Riding stick horses to racing’s future
by Frank Vespe
The most important people at Laurel Park on Saturday – for racing’s future, at any rate – might have been the ones playing with stick horses.
Plenty of kids were in attendance as a brisk, breezy morning gave way to the very template of an October afternoon. Though not one of them placed a bet, their presence might have been the best news of all on a day when the track reported increased attendance — to more than 21,000 — and an 18 percent handle rise, to nearly $4.5 million.
“It’s not about just people that bet,” said Tim Ritvo, chief operating officer of the Stronach Group, which owns Laurel, though he certainly was also happy with all the betting that took place.
“You have to attract a younger demographic,” the marketing whizzes, appalled at the grizzled audience at most tracks, have told horse racing poobahs in recent years. The result: plenty of ads populated by attractive 20-somethings dressed as if they just arrived at the track via Stutz Bearcat.
That’s fine as far as it goes, but an advertising head as wise as any — the late Bill Backer — once told me that he disagreed with the strategy altogether. Your focus shouldn’t be on people who might want to come to the races, he said; it should be on people who need to come to the races.
Who are those people? Older people, he suggested, who need hobbies.
To which we might add: parents whose kids have a good time at the track.
Maryland Million president Jim Steele on Wednesday called the day “a family event,” and that’s certainly true; the foxhounds, Clydesdales, and pony races had plenty to do with that.
“To get families to come and enjoy the place and even tell their parents, ‘Hey, let’s go back to the track on the weekend’ — I think that’s a good thing,” Ritvo observed.
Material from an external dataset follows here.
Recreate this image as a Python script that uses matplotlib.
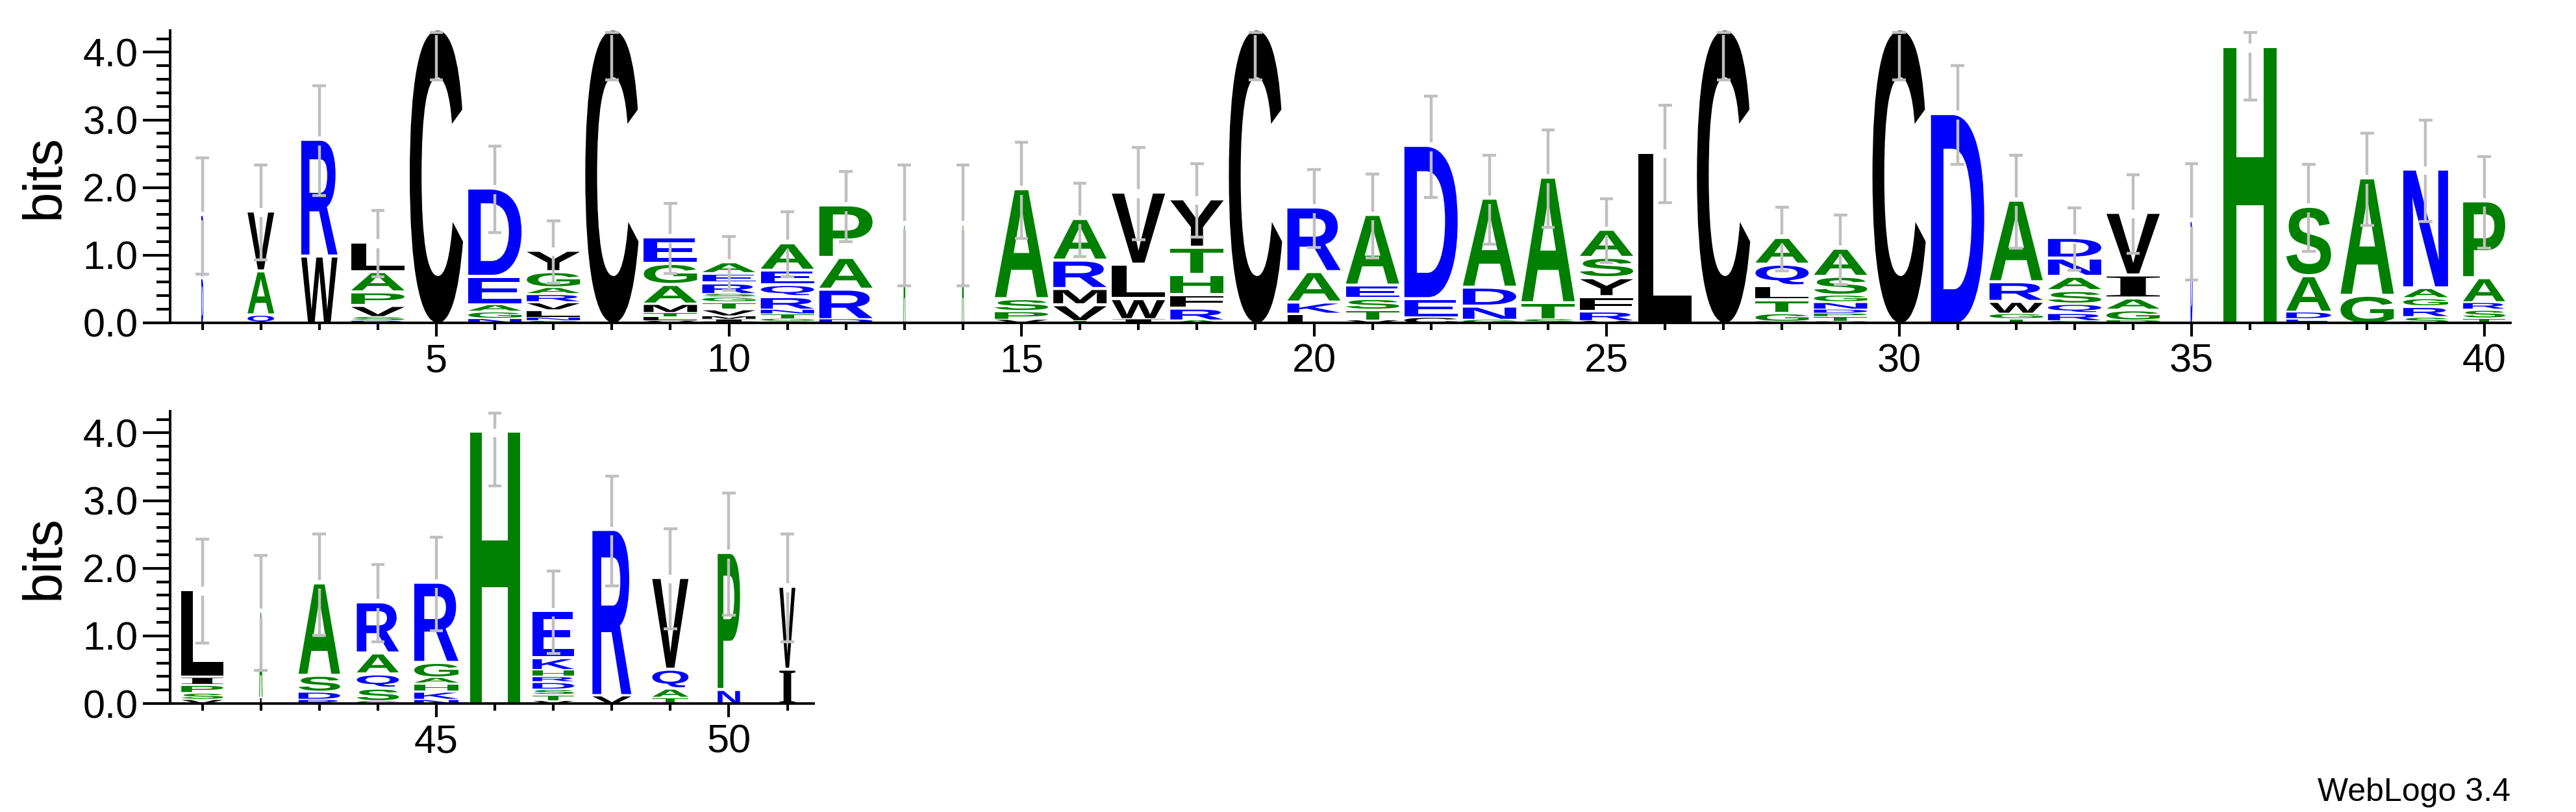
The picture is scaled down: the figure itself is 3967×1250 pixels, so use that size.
import matplotlib
matplotlib.use('Agg')
import matplotlib.pyplot as plt
from matplotlib.textpath import TextPath
from matplotlib.patches import PathPatch
from matplotlib.font_manager import FontProperties
from matplotlib.transforms import Affine2D
from matplotlib.ticker import FixedLocator, MultipleLocator

plt.rcParams['font.family'] = ['Liberation Sans', 'DejaVu Sans']

# letters of each stack, bottom -> top
stack_letters = [
    "DR", "QAV", "WR", "RSVPAL", "C", "NGAED", "SNLVRAGY", "C", "VLTMAGE", "DIMVTGSREA",
    "SGTNRQEA", "DRAP", "A", "A", "VPSA", "TVMRA", "IWLV", "ARFHTY", "C", "LKAR",
    "VTSEA", "CED", "GNDA", "STA", "VRFYSA", "L", "C", "VGTLQA", "VTPDNGSA", "C",
    "D", "TGWRA", "GRQSAND", "PGAIV", "D", "H", "EDAS", "GA", "SRGAN", "TSRAP",
    "VSPIL", "IA", "RDSA", "GSQAR", "NKHAGR", "H", "VTSDRHKE", "VR", "TAQV", "NP", "IV",
]
# letter heights in bits, same order
stack_heights = [
    [0.69, 0.89], [0.14, 0.65, 0.84], [1.01, 1.68], [0.04, 0.06, 0.18, 0.20, 0.30, 0.39],
    [4.32], [0.075, 0.105, 0.11, 0.42, 1.26], [0.04, 0.05, 0.11, 0.12, 0.12, 0.10, 0.24, 0.27],
    [4.32], [0.04, 0.06, 0.06, 0.14, 0.29, 0.31, 0.35],
    [0.02, 0.04, 0.05, 0.10, 0.11, 0.07, 0.05, 0.17, 0.14, 0.13],
    [0.03, 0.04, 0.07, 0.07, 0.20, 0.18, 0.21, 0.36], [0.07, 0.45, 0.47, 0.73],
    [1.44], [1.44], [0.06, 0.13, 0.19, 1.58], [0.04, 0.25, 0.24, 0.42, 0.57],
    [0.07, 0.31, 0.51, 1.02], [0.05, 0.19, 0.20, 0.30, 0.40, 0.67], [4.32],
    [0.15, 0.18, 0.45, 0.91], [0.05, 0.16, 0.17, 0.20, 1.00], [0.10, 0.28, 2.22],
    [0.06, 0.21, 0.28, 1.27], [0.07, 0.25, 1.81], [0.04, 0.15, 0.22, 0.28, 0.30, 0.37],
    [2.50], [4.32], [0.03, 0.13, 0.20, 0.21, 0.32, 0.35],
    [0.03, 0.07, 0.05, 0.06, 0.11, 0.11, 0.28, 0.37], [4.32], [3.07],
    [0.07, 0.08, 0.19, 0.29, 1.16], [0.04, 0.12, 0.14, 0.20, 0.21, 0.27, 0.26],
    [0.05, 0.16, 0.18, 0.34, 0.88], [1.49], [4.06], [0.07, 0.11, 0.54, 0.98],
    [0.43, 1.69], [0.10, 0.16, 0.12, 0.16, 1.71], [0.08, 0.13, 0.11, 0.37, 1.09],
    [0.07, 0.10, 0.12, 0.12, 1.25], [0.10, 1.24], [0.07, 0.12, 0.25, 1.32],
    [0.05, 0.20, 0.21, 0.31, 0.71], [0.07, 0.12, 0.12, 0.09, 0.23, 1.14], [4.0],
    [0.05, 0.09, 0.08, 0.11, 0.08, 0.10, 0.19, 0.65], [0.14, 2.41],
    [0.10, 0.14, 0.29, 1.31], [0.23, 1.98], [0.53, 1.18],
]
# stack width (fraction of occupancy)
stack_width = [
    0.04, 0.50, 0.68, 1, 1, 1, 1, 1, 1, 1,
    1, 1, 0.04, 0.04, 1, 1, 1, 1, 1, 1,
    1, 1, 1, 1, 1, 1, 1, 1, 1, 1,
    1, 1, 1, 1, 0.04, 1, 0.84, 1, 0.84, 0.79,
    0.79, 0.06, 0.78, 0.79, 0.83, 0.94, 0.78, 0.73, 0.68, 0.42, 0.30,
]
# error bar half length (bits)
stack_err = [
    0.86, 0.70, 0.81, 0.49, 0.73, 0.64, 0.46, 0.73, 0.52, 0.40,
    0.48, 0.52, 0.89, 0.89, 0.71, 0.54, 0.68, 0.54, 0.73, 0.58,
    0.62, 0.75, 0.66, 0.72, 0.47, 0.72, 0.73, 0.47, 0.51, 0.73,
    0.73, 0.69, 0.46, 0.58, 0.86, 0.77, 0.64, 0.68, 0.75, 0.68,
    0.77, 0.85, 0.75, 0.57, 0.69, 0.78, 0.61, 0.81, 0.74, 0.90, 0.80,
]
positions = list(range(1, len(stack_letters) + 1))

color = {}
for aa in 'RKDENQ':
    color[aa] = '#0000FF'
for aa in 'SGHTAP':
    color[aa] = '#008000'
for aa in 'YVMCLFIW':
    color[aa] = '#000000'

YMAX = 4.32
fp = FontProperties(family='Liberation Sans', weight='bold')
fp_serif = FontProperties(family='Liberation Serif', weight='bold')  # I with bars
glyphs = {}


def draw_stack(ax, x, letters, heights, frac):
    w = 0.91 * frac
    y = 0.0
    n = len(letters)
    for i, (ch, h) in enumerate(zip(letters, heights)):
        if ch not in glyphs:
            glyphs[ch] = TextPath((0, 0), ch, size=100, prop=fp_serif if ch == 'I' else fp)
        p = glyphs[ch]
        ext = p.get_extents()
        gap = min(0.045, 0.25 * h) if i < n - 1 else 0.0
        t = (Affine2D().translate(-ext.x0, -ext.y0)
             .scale(w / ext.width, (h - gap) / ext.height)
             .translate(x - w / 2, y))
        ax.add_patch(PathPatch(t.transform_path(p), fc=color[ch], ec='none', lw=0))
        y += h
    return y


def draw_err(ax, x, top, e):
    ec = '#BFBFBF'
    lo = top - e
    hi = min(top + e, 4.29)
    g = 0.065
    kw = dict(color=ec, lw=3.2, solid_capstyle='butt', zorder=5)
    ax.plot([x, x], [lo, min(top - g, hi)], **kw)
    if top + g < hi:
        ax.plot([x, x], [top + g, hi], **kw)
    cw = 0.115
    ax.plot([x - cw, x + cw], [lo, lo], **kw)
    ax.plot([x - cw, x + cw], [hi, hi], **kw)


fig = plt.figure(figsize=(39.67, 12.5), dpi=100)
ax1 = fig.add_axes([0.06617, 0.6024, 0.9084, 0.36])
ax2 = fig.add_axes([0.06617, 0.1336, 0.2497, 0.36])

rows = [(ax1, 1, 40), (ax2, 41, 51)]
for ax, p0, p1 in rows:
    for p in range(p0, p1 + 1):
        i = p - 1
        top = draw_stack(ax, p, stack_letters[i], stack_heights[i], stack_width[i])
        draw_err(ax, p, top, stack_err[i])
    ax.set_xlim(p0 - 0.545, p1 + 0.45)
    ax.set_ylim(0, YMAX)
    for s in ['top', 'right']:
        ax.spines[s].set_visible(False)
    for s in ['left', 'bottom']:
        ax.spines[s].set_linewidth(2.8)
    majors = [p for p in range(p0, p1 + 1) if p % 5 == 0]
    minors = [p for p in range(p0, p1 + 1) if p % 5 != 0]
    ax.xaxis.set_major_locator(FixedLocator(majors))
    ax.xaxis.set_minor_locator(FixedLocator(minors))
    ax.set_xticklabels([str(p) for p in majors])
    ax.yaxis.set_major_locator(FixedLocator([0, 1, 2, 3, 4]))
    ax.yaxis.set_minor_locator(MultipleLocator(0.2))
    ax.set_yticklabels(['0.0', '1.0', '2.0', '3.0', '4.0'])
    ax.tick_params(axis='x', which='major', length=15, width=3, pad=8, labelsize=44)
    ax.tick_params(axis='x', which='minor', length=8, width=3)
    ax.tick_params(axis='y', which='major', length=30, width=3, pad=6, labelsize=44)
    ax.tick_params(axis='y', which='minor', length=15, width=3)
    fig.text(69 / 3967, ax.get_position().y0 + 0.18, 'bits', rotation=90,
             ha='center', va='center', fontsize=60)

fig.text(3866 / 3967, 1 - 1233 / 1250, 'WebLogo 3.4', ha='right', va='baseline', fontsize=36)

fig.savefig('out.png', dpi=100)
One problem with much of the marketing to the 20-something crowd is that it’s been based on a demonstrably false premise: that attending the races is (or can be) some sort of lifestyle event. While an afternoon at Keeneland – or a Breeders’ Cup, or a Triple Crown race — might live up to that, an afternoon at just about any other track in America won’t.
Then what?
Ritvo, like most people involved in most sports, caught the bug from an older relative.
“My dad loved the race track and took me over there and that’s how it all started,” said the man who grew up a stone’s throw from Boston’s Suffolk Downs and has been a jockey, trainer, racing official, and corporate executive in his varied career.
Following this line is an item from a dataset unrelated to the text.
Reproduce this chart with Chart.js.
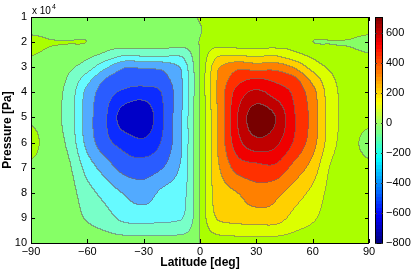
<!DOCTYPE html>
<html>
<head>
<meta charset="utf-8">
<script src="https://cdn.jsdelivr.net/npm/chart.js@4.4.1/dist/chart.umd.min.js"></script>
<style>
  html, body { margin: 0; padding: 0; background: #fff; }
  #wrap { position: relative; width: 411px; height: 270px; }
  #main { position: absolute; left: 0; top: 0; }
  #cbar { position: absolute; left: 340px; top: 0; }
</style>
</head>
<body>
<div id="wrap">
  <canvas id="main" width="411" height="270"></canvas>
  <canvas id="cbar" width="71" height="270"></canvas>
</div>
<script>
// grid of the field (latitude columns, pressure rows in 1e4 Pa)
const latGrid = [-90, -80, -70, -60, -50, -40, -30, -20, -10, -5, 0, 5, 10, 20, 30, 40, 50, 60, 70, 80, 90];
const presGrid = [1, 1.5, 2, 2.5, 3, 3.5, 4, 5, 6, 7, 8, 9, 10];

// values, one row per pressure level
const p1_0  = [-60, -60, -50, -40, -30, -30, -30, -30, -30, -30, 10, 30, 25, 30, 30, 30, 30, 40, 50, 60, 60];
const p1_5  = [-30, -40, -40, -50, -40, -40, -35, -35, -35, -35, -10, 35, 30, 35, 35, 35, 40, 50, 40, 40, 30];
const p2_0  = [30, 5, 1, -1, -60, -40, -40, -40, -50, -50, 3, 50, 50, 40, 40, 40, 60, 1, -1.5, -5, -30];
const p2_5  = [5, -20, -30, -70, -120, -180, -170, -170, -180, -110, 0, 110, 180, 180, 170, 180, 125, 75, 30, 20, 5];
const p3_0  = [-40, -50, -80, -150, -280, -390, -380, -370, -290, -160, 0, 160, 290, 370, 350, 360, 290, 160, 80, 50, 40];
const p3_5  = [-60, -60, -110, -260, -410, -460, -450, -440, -320, -170, 0, 170, 320, 460, 510, 480, 430, 270, 120, 60, 60];
const p4_0  = [-60, -65, -130, -330, -460, -520, -550, -495, -330, -170, 0, 170, 330, 540, 620, 560, 485, 340, 140, 65, 60];
const p5_0  = [-20, -60, -140, -350, -490, -660, -680, -515, -320, -165, 0, 165, 320, 595, 760, 705, 515, 365, 150, 60, 30];
const p6_0  = [35, -50, -120, -330, -470, -540, -580, -490, -320, -165, 0, 165, 320, 560, 670, 630, 495, 345, 140, 40, -30];
const p7_0  = [-20, -50, -80, -240, -350, -440, -450, -405, -290, -160, 0, 160, 290, 440, 470, 480, 370, 260, 90, 50, 20];
const p8_0  = [-50, -55, -60, -160, -240, -310, -350, -280, -240, -160, 0, 160, 250, 300, 360, 330, 255, 175, 70, 55, 50];
const p9_0  = [-50, -55, -55, -110, -160, -230, -240, -230, -210, -140, 0, 140, 215, 240, 250, 250, 170, 115, 60, 55, 50];
const p10_0 = [-40, -45, -45, -50, -60, -60, -60, -60, -60, -50, 0, 50, 60, 65, 70, 65, 60, 50, 45, 45, 40];

const latTicks = [-90, -60, -30, 0, 30, 60, 90];
const presTicks = [1, 2, 3, 4, 5, 6, 7, 8, 9, 10];
const cbTicks = [-800, -600, -400, -200, 0, 200, 400, 600];
const cbMin = -800, cbMax = 705;
const levelStep = 100;

const field = [p1_0, p1_5, p2_0, p2_5, p3_0, p3_5, p4_0, p5_0, p6_0, p7_0, p8_0, p9_0, p10_0];

// fill colour of each band, from -800..-700 up to 700+
const bandColors = ['#00008f', '#0000c8', '#0c2cff', '#2a5cff', '#52aaff', '#66faff', '#78ffc8', '#86ff66',
                    '#aaff00', '#dcff00', '#ffd000', '#ff8000', '#ff3000', '#f00000', '#c00000', '#780000'];

const FONT = 'Liberation Sans, Arial, Helvetica, sans-serif';
const fmt = v => String(v).replace('-', '\u2212');

function idxOf(arr, v) {
  if (v <= arr[0]) return 0;
  for (let k = 0; k < arr.length - 1; k++) {
    if (v <= arr[k + 1]) return k + (v - arr[k]) / (arr[k + 1] - arr[k]);
  }
  return arr.length - 1;
}
function cr(a, b, c, d, t) {
  return 0.5 * (2 * b + (-a + c) * t + (2 * a - 5 * b + 4 * c - d) * t * t + (-a + 3 * b - 3 * c + d) * t * t * t);
}
function sample(fi, fj) {
  const nr = field.length, nc = field[0].length;
  const i = Math.min(Math.floor(fi), nr - 2), j = Math.min(Math.floor(fj), nc - 2);
  const ti = fi - i, tj = fj - j;
  const rv = [];
  for (let a = -1; a <= 2; a++) {
    const r = field[Math.max(0, Math.min(nr - 1, i + a))];
    const c = k => r[Math.max(0, Math.min(nc - 1, k))];
    rv.push(cr(c(j - 1), c(j), c(j + 1), c(j + 2), tj));
  }
  return cr(rv[0], rv[1], rv[2], rv[3], ti);
}
function hexRgb(h) { return [parseInt(h.substr(1, 2), 16), parseInt(h.substr(3, 2), 16), parseInt(h.substr(5, 2), 16)]; }
function jet(t) {
  const cl = v => Math.max(0, Math.min(1, v));
  return [cl(1.5 - Math.abs(4 * t - 3)), cl(1.5 - Math.abs(4 * t - 2)), cl(1.5 - Math.abs(4 * t - 1))].map(v => Math.round(v * 255));
}

// filled contours + contour lines
const contourFill = {
  id: 'contourFill',
  beforeDatasetsDraw(chart) {
    const { ctx, chartArea: a, scales: { x, y } } = chart;
    const L = Math.round(a.left), T = Math.round(a.top);
    const W = Math.round(a.right) - L, H = Math.round(a.bottom) - T;
    const band = new Int8Array(W * H);
    const fjs = [];
    for (let px = 0; px < W; px++) fjs.push(idxOf(latGrid, x.getValueForPixel(L + px + 0.5)));
    for (let py = 0; py < H; py++) {
      const fi = idxOf(presGrid, y.getValueForPixel(T + py + 0.5));
      for (let px = 0; px < W; px++) {
        const b = Math.floor(sample(fi, fjs[px]) / levelStep);
        band[py * W + px] = Math.max(-8, Math.min(7, b));
      }
    }
    const rgbs = bandColors.map(hexRgb);
    const img = ctx.createImageData(W, H);
    for (let py = 0; py < H; py++) {
      for (let px = 0; px < W; px++) {
        const k = py * W + px, b = band[k];
        const edge = (px < W - 1 && band[k + 1] !== b) || (py < H - 1 && band[k + W] !== b);
        let c = rgbs[b + 8];
        if (edge) c = c.map(v => Math.round(v * 0.4 + 110 * 0.6));
        img.data[k * 4] = c[0]; img.data[k * 4 + 1] = c[1]; img.data[k * 4 + 2] = c[2]; img.data[k * 4 + 3] = 255;
      }
    }
    ctx.putImageData(img, L, T);
  },
  afterDraw(chart) {
    const { ctx, chartArea: a, scales: { x, y } } = chart;
    ctx.save();
    ctx.strokeStyle = '#000';
    ctx.lineWidth = 1;
    ctx.strokeRect(Math.round(a.left) + 0.5, Math.round(a.top) + 0.5, Math.round(a.right - a.left) - 1, Math.round(a.bottom - a.top));
    ctx.beginPath();
    latTicks.forEach(v => {
      const px = Math.round(x.getPixelForValue(v)) + 0.5;
      ctx.moveTo(px, a.top); ctx.lineTo(px, a.top + 4);
      ctx.moveTo(px, a.bottom); ctx.lineTo(px, a.bottom - 4);
    });
    presTicks.forEach(v => {
      const py = Math.round(y.getPixelForValue(v)) + 0.5;
      ctx.moveTo(a.left, py); ctx.lineTo(a.left + 4, py);
      ctx.moveTo(a.right, py); ctx.lineTo(a.right - 4, py);
    });
    ctx.stroke();
    // axis multiplier
    ctx.fillStyle = '#000';
    ctx.textBaseline = 'alphabetic';
    ctx.textAlign = 'left';
    ctx.font = '10px ' + FONT;
    ctx.fillText('x 10', a.left + 1, a.top - 3);
    const w = ctx.measureText('x 10').width;
    ctx.font = '7px ' + FONT;
    ctx.fillText('4', a.left + 1 + w + 1, a.top - 8);
    ctx.restore();
  }
};

const tickFont = { family: FONT, size: 11 };
const titleFont = { family: FONT, size: 12, weight: 'bold' };

new Chart(document.getElementById('main'), {
  type: 'scatter',
  data: { datasets: [] },
  options: {
    responsive: false,
    animation: false,
    layout: { padding: { left: 0, right: 42, top: 17, bottom: 0 } },
    plugins: { legend: { display: false }, tooltip: { enabled: false } },
    scales: {
      x: {
        type: 'linear', min: -90, max: 90,
        afterBuildTicks: s => { s.ticks = latTicks.map(v => ({ value: v })); },
        grid: { display: false, drawTicks: false },
        border: { display: false },
        ticks: { padding: 2, color: '#000', font: tickFont, callback: v => fmt(v), maxRotation: 0, autoSkip: false },
        title: { display: true, text: 'Latitude [deg]', color: '#000', font: titleFont, padding: 0 },
        afterFit: s => { s.height = 27; }
      },
      y: {
        type: 'linear', min: 1, max: 10, reverse: true,
        afterBuildTicks: s => { s.ticks = presTicks.map(v => ({ value: v })); },
        grid: { display: false, drawTicks: false },
        border: { display: false },
        ticks: { padding: 4, color: '#000', font: tickFont, autoSkip: false },
        title: { display: true, text: 'Pressure [Pa]', color: '#000', font: titleFont, padding: 0 },
        afterFit: s => { s.width = 31; }
      }
    }
  },
  plugins: [contourFill]
});

// colour bar
const colorbarFill = {
  id: 'colorbarFill',
  beforeDatasetsDraw(chart) {
    const { ctx, chartArea: a, scales: { y } } = chart;
    const L = Math.round(a.left), R = Math.round(a.right);
    for (let py = Math.round(a.top); py < Math.round(a.bottom); py++) {
      const v = y.getValueForPixel(py + 0.5);
      const k = Math.max(0, Math.min(63, Math.floor((v - cbMin) / (cbMax - cbMin) * 64)));
      const c = jet((k + 0.5) / 64);
      ctx.fillStyle = 'rgb(' + c.join(',') + ')';
      ctx.fillRect(L, py, R - L, 1);
    }
  },
  afterDraw(chart) {
    const { ctx, chartArea: a, scales: { y } } = chart;
    ctx.save();
    ctx.strokeStyle = '#000';
    ctx.lineWidth = 1;
    ctx.strokeRect(Math.round(a.left) + 0.5, Math.round(a.top) + 0.5, Math.round(a.right - a.left) - 1, Math.round(a.bottom - a.top));
    ctx.strokeStyle = '#333';
    ctx.beginPath();
    cbTicks.forEach(v => {
      const py = Math.round(y.getPixelForValue(v)) + 0.5;
      ctx.moveTo(a.left, py); ctx.lineTo(a.left + 2, py);
      ctx.moveTo(a.right, py); ctx.lineTo(a.right - 2, py);
    });
    ctx.stroke();
    ctx.restore();
  }
};

new Chart(document.getElementById('cbar'), {
  type: 'scatter',
  data: { datasets: [] },
  options: {
    responsive: false,
    animation: false,
    layout: { padding: { left: 35, right: 0, top: 17, bottom: 27 } },
    plugins: { legend: { display: false }, tooltip: { enabled: false } },
    scales: {
      x: { type: 'linear', display: false, min: 0, max: 1 },
      y: {
        type: 'linear', position: 'right', min: cbMin, max: cbMax,
        afterBuildTicks: s => { s.ticks = cbTicks.map(v => ({ value: v })); },
        grid: { display: false, drawTicks: false },
        border: { display: false },
        ticks: { padding: 3, color: '#000', font: tickFont, callback: v => fmt(v), autoSkip: false },
        afterFit: s => { s.width = 28; }
      }
    }
  },
  plugins: [colorbarFill]
});
</script>
</body>
</html>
That’s the key mechanism that racing is missing.
“I think we missed a whole generation somewhere along the way when the grandfathers used to bring their sons,” Ritvo said. “I think there’s a generation somewhere right around my age or a little younger that they just forgot to bring their kids. It wasn’t the right environment anymore. We’re trying to make it the right environment.”
The many improvements to the physical plant of Laurel Park’s clubhouse and grandstand attest to that effort.
And it was Maryland Million that brought the buzz back to the renovated facility.
“Because the day itself is perceived as an event, it gets people out to the track who then may become interested enough to become [repeat customers and even owners],” said Maryland Million executive director Cricket Goodall, feted during the day for her 30 years of service to the event. “When they feel the Maryland flavor and some of the excitement, it’s definitely encouraging.”
Once, racing renewed its fan base in the time-tested fashion of all sports, the transmission of enthusiasm from an older generation to a younger one.
These days? It might just be the kids with stick horses whose excitement brings mom and dad back to the track – and starts the cycle of renewal all over again.